BOLI and benefits: Two peas in a pod

While not a benefit on its own, business-owned life insurance can help cover the cost of offering benefits.

Since the early 1980s, business-owned life insurance or BOLI has been the go-to strategy for banks and credit unions to offset the cost of executive and employee benefits. At the end of June 2021, more than 900 credit unions reported owning $7.9 billion—more than 9% of CU net worth—in cash surrender value, which is the amount left over after fees when you cancel a life insurance policy or annuity. What makes BOLI work so well?

BOLI is an institutional life insurance policy insuring CU officers. Unlike the typical life insurance policy we buy as individuals, BOLI is engineered to provide the least amount of death benefit gain and the maximum amount of growth in cash surrender value. The growth in CSV is recorded monthly as “other non-interest income.” Most CUs offer the insured officer the ability designate their own beneficiary for some of the death benefit gain.

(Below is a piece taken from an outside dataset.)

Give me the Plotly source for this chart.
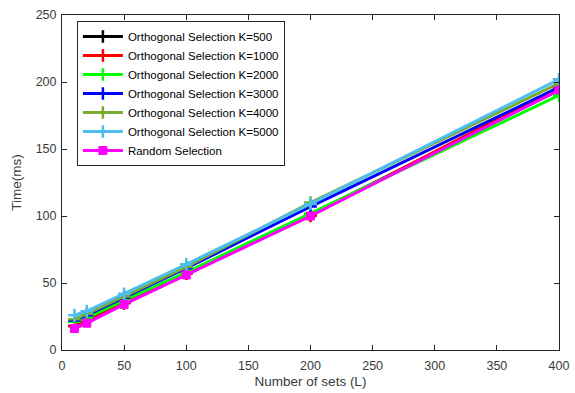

The crediting rate, the interest rate earned on the contract value (principal plus accrued income) expressed as an effective annual yield, adjusts at least annually. The crediting rate history shows BOLI moves in the general direction of broader interest rates, albeit more slowly and with a lag. Unlike directly-held fixed-income investments, however, general account BOLI has no mark-to-market risk—something to consider as interest rates begin to rise.